25 kuruşluk mutluluğunuz oldu mu hiç? Ya da daha açık
sorayım, 25 kuruşa çocukluğunuzu hatırladınız mı?
Bir insanın anavatanı madem çocukluğu diyorlar, büyüyünce
neden bu çocukluktan uzaklaşıyoruz da “Çocuk gibi hissettim kendimi” diyoruz? Ne
zaman unutuyoruz çocukça duyguları? Hangi ara yetişkinlerin acımasız dünyasında
kendimizi buluyoruz? Ben bugün 25 kuruşluk mutlulukla, çocukça duygularımı ne
zaman unuttuğumu sormaya başladım… Belki siz kendinize sorarsanız bulursunuz.
Ben henüz bulabilmiş değilim.
Mutluluk üzerine konferans veren profesörler, birkaç saatlik
konuşmalarında nasıl mutlu olunacağını anlatır oldu. Mutluluk üzerine kitaplar çoksatar,
sosyal medyada mutluluğun formülü diye adlandırılan paylaşımlar hızla yayılır
oldu. Gerçekten ya hiç kimse mutlu değildi ya da en son ne zaman çocukça
mutlulukları yarıda bıraktıklarını hatırlamıyorlardı.
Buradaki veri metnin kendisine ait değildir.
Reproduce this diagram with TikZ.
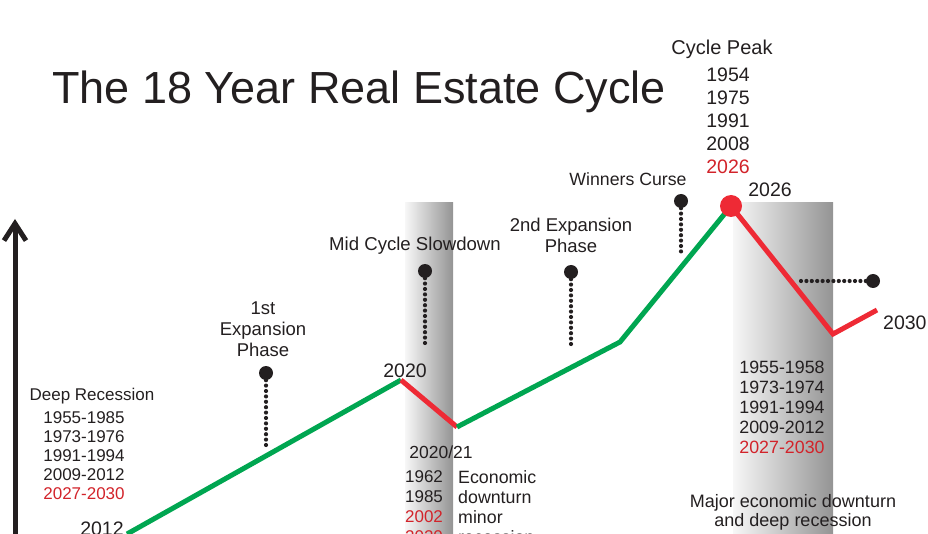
\documentclass[tikz,border=0pt]{standalone}
\usepackage{fontspec}
\setmainfont{Liberation Sans}
\usetikzlibrary{arrows.meta}

\definecolor{ink}{HTML}{231F20}
\definecolor{cyclegreen}{HTML}{00A651}
\definecolor{cyclered}{HTML}{EE2A35}
\definecolor{yearred}{HTML}{D2232A}

\tikzset{
  txt/.style={text=ink, inner sep=0pt, font=\fontsize{17}{20}\selectfont},
  yeartxt/.style={txt, font=\fontsize{19.5}{23}\selectfont},
  phasetxt/.style={txt, align=center, font=\fontsize{18.5}{21}\selectfont},
  trend/.style={line width=5pt},
  marker/.style={circle, fill=ink, inner sep=0pt, minimum size=14pt},
  dotline/.style={ink, line width=4.2pt, line cap=round, dash pattern=on 0pt off 5.4pt},
  bar/.style={left color=black!3, middle color=black!14, right color=black!42}
}

\begin{document}
\begin{tikzpicture}[x=1pt, y=-1pt]

      \useasboundingbox (0,0) rectangle (928,534);
      \clip (0,0) rectangle (928,534);

      % shaded slowdown bars
      \shade[bar] (405,203) rectangle (453,534);
      \shade[bar] (733,203) rectangle (833,534);

      % axis
      \coordinate (axisbot) at (15,534);
      \coordinate (axistop) at (15,219);
      \draw[ink, line width=5pt, -{Straight Barb[length=17pt, width=22pt, line width=5pt]}] (axisbot) -- (axistop);

      % the cycle
      \coordinate (p0) at (127,534);
      \coordinate (p1) at (401,380);
      \coordinate (p2) at (457,427);
      \coordinate (p3) at (620,342);
      \coordinate (p4) at (731,206);
      \coordinate (p5) at (833,334);
      \coordinate (p6) at (877,310);
      \draw[trend, cyclegreen] (p0) -- (p1);
      \draw[trend, cyclered] (p1) -- (p2);
      \draw[trend, cyclegreen] (p2) -- (p3) -- (p4);
      \draw[trend, cyclered] (p4) -- (p5) -- (p6);
      \node[circle, fill=cyclered, inner sep=0pt, minimum size=22pt] (peak) at (p4) {};

      % markers
      \node[marker] (m1) at (266,373) {};
      \coordinate (m1end) at (266,445);
      \draw[dotline] (m1) -- (m1end);
      \node[marker] (m2) at (425,271) {};
      \coordinate (m2end) at (425,343);
      \draw[dotline] (m2) -- (m2end);
      \node[marker] (m3) at (571,272) {};
      \coordinate (m3end) at (571,345);
      \draw[dotline] (m3) -- (m3end);
      \node[marker] (m4) at (681,201) {};
      \coordinate (m4end) at (681,255);
      \draw[dotline] (m4) -- (m4end);
      \node[marker] (m5) at (873,281) {};
      \coordinate (m5end) at (800,281);
      \draw[dotline] (m5) -- (m5end);

      % texts
      \node[txt, anchor=base west, font=\fontsize{45}{54}\selectfont] (title) at (52,104) {The 18 Year Real Estate Cycle};
      \node[txt, anchor=base, font=\fontsize{20}{24}\selectfont] (peaktitle) at (722,55) {Cycle Peak};
      \node[yeartxt, align=center] (peakyears) at (728,121)
        {1954\\1975\\1991\\2008\\\textcolor{yearred}{2026}};
      \node[txt, anchor=base, font=\fontsize{17.7}{21}\selectfont] (curse) at (628,186) {Winners Curse};
      \node[yeartxt, anchor=base] (y2026) at (770,197) {2026};
      \node[phasetxt] (exp2) at (571,235.5) {2nd Expansion\\Phase};
      \node[txt, anchor=base, font=\fontsize{18.6}{21}\selectfont] (midcycle) at (415,251) {Mid Cycle Slowdown};
      \node[phasetxt] (exp1) at (263,329) {1st\\Expansion\\Phase};
      \node[yeartxt, anchor=base] (y2020) at (405,377) {2020};
      \node[txt, anchor=base, font=\fontsize{17.5}{20}\selectfont] (y2021) at (441,458) {2020/21};
      \node[txt, align=center] (minoryears) at (424,507)
        {1962\\1985\\\textcolor{yearred}{2002}\\\textcolor{yearred}{2020}};
      \node[txt, align=left, anchor=west, font=\fontsize{17.8}{20}\selectfont] (minortext) at (458,507)
        {Economic\\downturn\\minor\\recession};
      \node[txt, anchor=base] (deeptitle) at (92,400) {Deep Recession};
      \node[txt, align=center, font=\fontsize{17}{19}\selectfont] (deepyears) at (84,455.5)
        {1955-1985\\1973-1976\\1991-1994\\2009-2012\\\textcolor{yearred}{2027-2030}};
      \node[yeartxt, anchor=base] (y2012) at (102,535) {2012};
      \node[txt, align=center, font=\fontsize{17.8}{20}\selectfont] (majoryears) at (782,407.5)
        {1955-1958\\1973-1974\\1991-1994\\2009-2012\\\textcolor{yearred}{2027-2030}};
      \node[txt, align=center, font=\fontsize{18}{19}\selectfont] (majortext) at (793,512)
        {Major economic downturn\\and deep recession};
      \node[yeartxt, anchor=base west] (y2030) at (883,330) {2030};

    \end{tikzpicture}
\end{document}
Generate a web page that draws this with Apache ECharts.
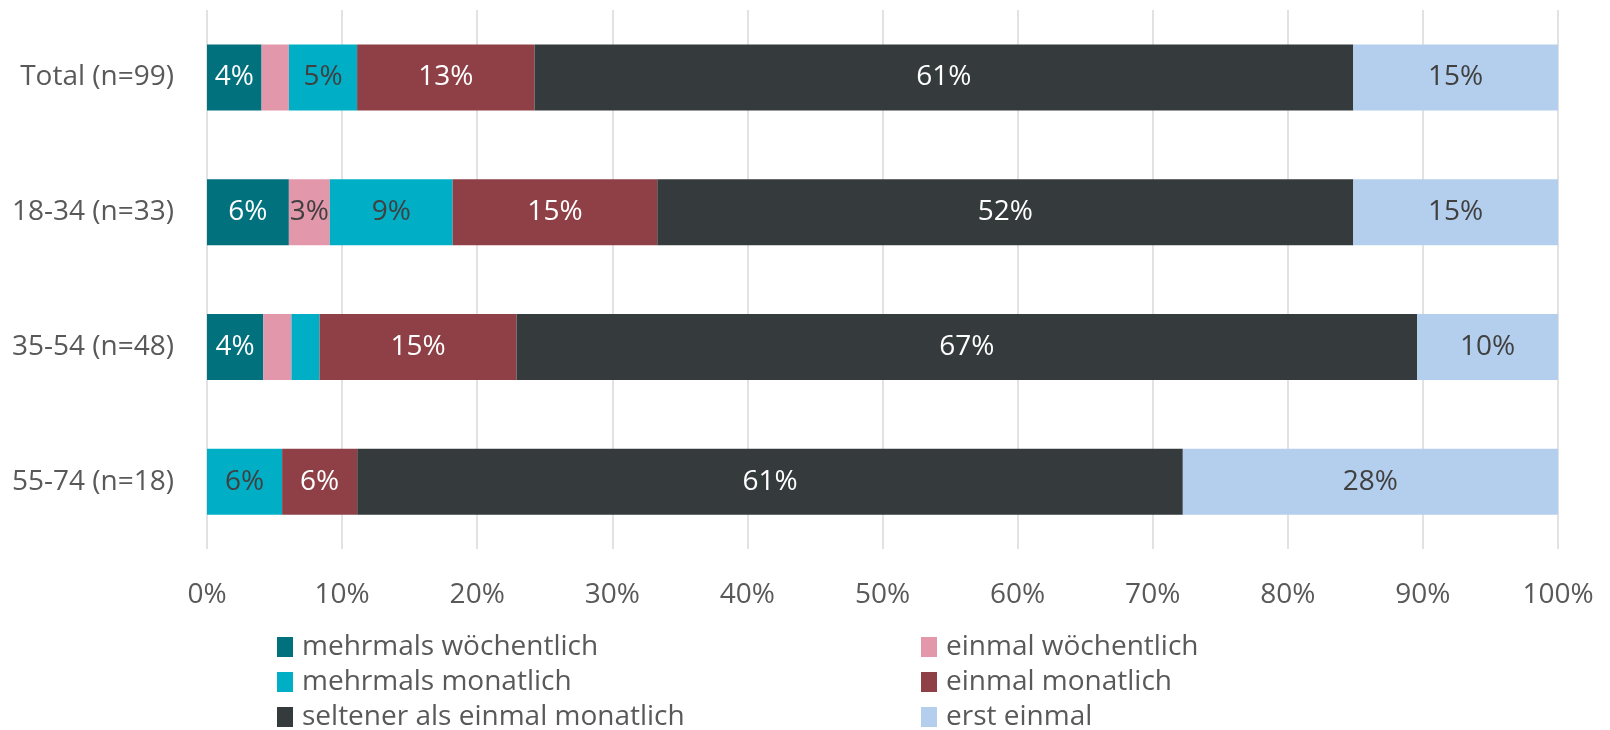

Tüketiyoruz diye düşünüyorum. Hem de hızla, acımasızca
tüketiyoruz… Mutluluk da araya kaynayıp gidiyor. Oysa her şeyden önce mutluluğu
elimizde tutmamız gerekiyordu. Bu kadar çok hatasız yaşayalım, eleştirilere
maruz kalmayalım, mükemmel olalım derken en büyük hatayı mutluluğu, çocukça
mutluluğu çok gerilerde bırakıyoruz. Oysa çocukluğumuza emanet etsek, hep
yanımızda olacak mutluluk, göz kırpma aralığında duracak. Ama ne yazık ki biz
onu terk etmeyi yeğliyoruz. Öyle telaşlı, öyle yoğun koşturuyoruz ki! Nereye
yetişmek istediğimizin bile farkına varamadan, sadece koşmayı önemsiyoruz.
Çocukken ağız dolusu kahkahayla güldüğünüzü hatırlayın ya da
sevinçten deliye döndüğünüzü: neydi o sizi bu denli mutlu eden? Belki bir
bayramlık, belki bir bisiklet, belki ilk kez kar görmek, ilk kez deniz kenarında oynamak…
Siz söyleyin neydi? Ne birçok insanın yaptığı davranışın yükü omuzlarınızdaydı,
ne söyledikleri, ne de düşündükleri… Hayal meyal haberleri izlediğinizi ya da
dinlediğinizi hatırlarsınız oyun oynarken. Zaten söz konusu arkadaşlarla oyunsa, aklınıza ne tuvalete gitmek gelir ne de karnınızdaki gümbürtüyü duyarsınız. Bu yüzden
sokakta yanınızdan geçen komşunun mahalle çocuklarına dağıttığı kuru ekmeğin tadı
damağınızda, kokusu burnunuzdadır…
Bu yüzden 25 kuruşluk minik bir uğur böceği, içinden çıkan
şekeriyle onlarca çocuğa mutluluğu yaşatır. Çünkü çocukluk hesapsızdır, maliyet
aramaz. Çünkü çocukluk ciddiyettir, merak edip öğrenirken gözleri fal taşı gibi
açılır. Çünkü çocukluk adildir, büyük parça ekmeği kapana bir başka çocuk müdahale
eder. Çünkü çocukluk korkusuzdur, çekinmeden ağlar, kahkahayla güler. Merhametlidir,
oyunda dışlananı mutlaka bir diğeri oyuna çeker. Dürüsttür, süt içmediği için
madalya alamayacağını güvenle ifade eder. Unutur, kin tutmaz, affeder.
Cesaretlidir, sevdiği her şey için “Seviyorum” der.
Madem diyorum hepimiz çocuktuk, neden çocukluğumuzun
samimiyetini unuttuk? Hatırlamak isterseniz eğer, bence yapacağınız şeyi
biliyorsunuz : çocukça duyguları hatırlatan, mutluluğu emanet ettiğiniz yerden
bugüne taşımanızı sağlayan her şeyle ve herkesle oyuna devam edin!